Cheung echoes these sentiments. When she saw In the Mood for Love for the first time, she was surprised by how much of the film played out with no dialogue: 'Wong is not really trying to explain what's going on with these two people, he just suggests to the audience what's going on and leaves a lot of space for the audience to imagine the rest. I didn't realize that the angles he was shooting from would make the audience feel like such an outsider, like you're peeping into the story of these two people.'

But the hardships of shooting are forgotten when you see the results. Some of the earliest footage shot was gorgeous slow motion, full of unspoken desire, of the two characters passing each other on the stairs in the rain. Those lush, seductive images set the mood for the film. Cheung remembers that 'we used to be in the office looking at the dailies and Kar Wai would put on the music he has chosen for the film and wed be looking at those images and those were the first exciting images that we saw that made us think this is it. Its just a slow motion montage but we held on to that mood all the way through the film.'

Wong's guerrilla filmmaking tactics have resulted in a cinematic style thats earned high praise. In the Mood for Love won the coveted Technical Achievement Prize at Cannes last year but Wong says his style is often built on necessity: 'I think the aesthetics of my film are not in fact preconceived.

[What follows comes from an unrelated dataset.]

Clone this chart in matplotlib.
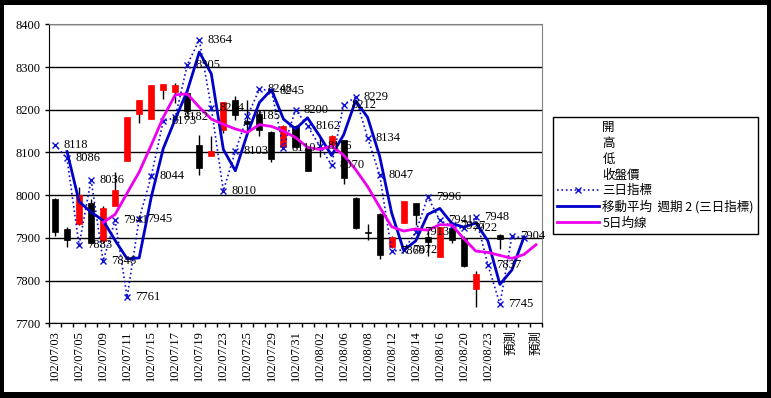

Sometimes its because of the way we work. Sometimes things happen like there's a guy who just walks into the frame and we have to cut that part away and it becomes a jump cut. And because we don't have a lot of light, because we have a very low budget, we have to adjust the speed of our camera to get the effect that we want. So sometimes this is the way we work and the result of the filming becomes a kind of a style.'

In the case of In the Mood for Love, the conditions that dictated the style were the cramped quarters of the location they choose to film in. 'So sometimes,' the director says, 'we have to turn our camera to a mirror to shoot something and people think oh that's very stylish. Yes it is, but at the same time we did it because we are shooting in a very small space and that was our only option.'

In order to work more efficiently, Wong calls upon crew members who have been with him since the beginning, people like cinematographer Christopher Doyle and editor-production designer William Chang Suk-ping. He says 'this kind of relationship is necessary for the way we work because we need a kind of understanding between us so we can shift from one thing to another and we don t have to explain anything, nobody will panic because they are used to me. I am just the band leader and I just keep everything in tune.'

With Chang, for example, Wong might ask him for something in particular for the look of the film or he might ask to be surprised. But there are other times when 'we don't have to discuss much at all. If we want a certain look for the women then we will say Okay, you remember five years ago we were in that coffee shop and there was this strange lady eating by herself? You still remember the woman? Yes. I want a woman like that. And he just gets it.'

Because of his unique style, Wong now produces his own films and seeks out financial backers who are familiar with his work methods. 'We are not making film in a normal way,' he notes, 'Normally you have a script you can send it to people who will decide if they will finance the film based on the script. But in our case, we have no script. So the only people we can work with are people who have been working with us in the past and they know we are going to do something its kind of a trust.'

Wong's films are meditative, personal and even self-consciously arty. He tries to do something different with each film, yet his body of work reveals a fascination with the themes of time, loss and the possibility and impossibility of love. Some may call his films a triumph of style over substance but in fact his films are examples of style as substance. His fractured and fragmentary narratives go against audience expectations and bring freshness to tired genres like the gangster film or romantic movie. His expressionistic style -- blurred slow motion; long, languorous shots; jerky hand-held camerawork -- conveys the emotions of the characters and dictates the mood of the film. His films are ultimately a delirious collision of pop entertainment and art film.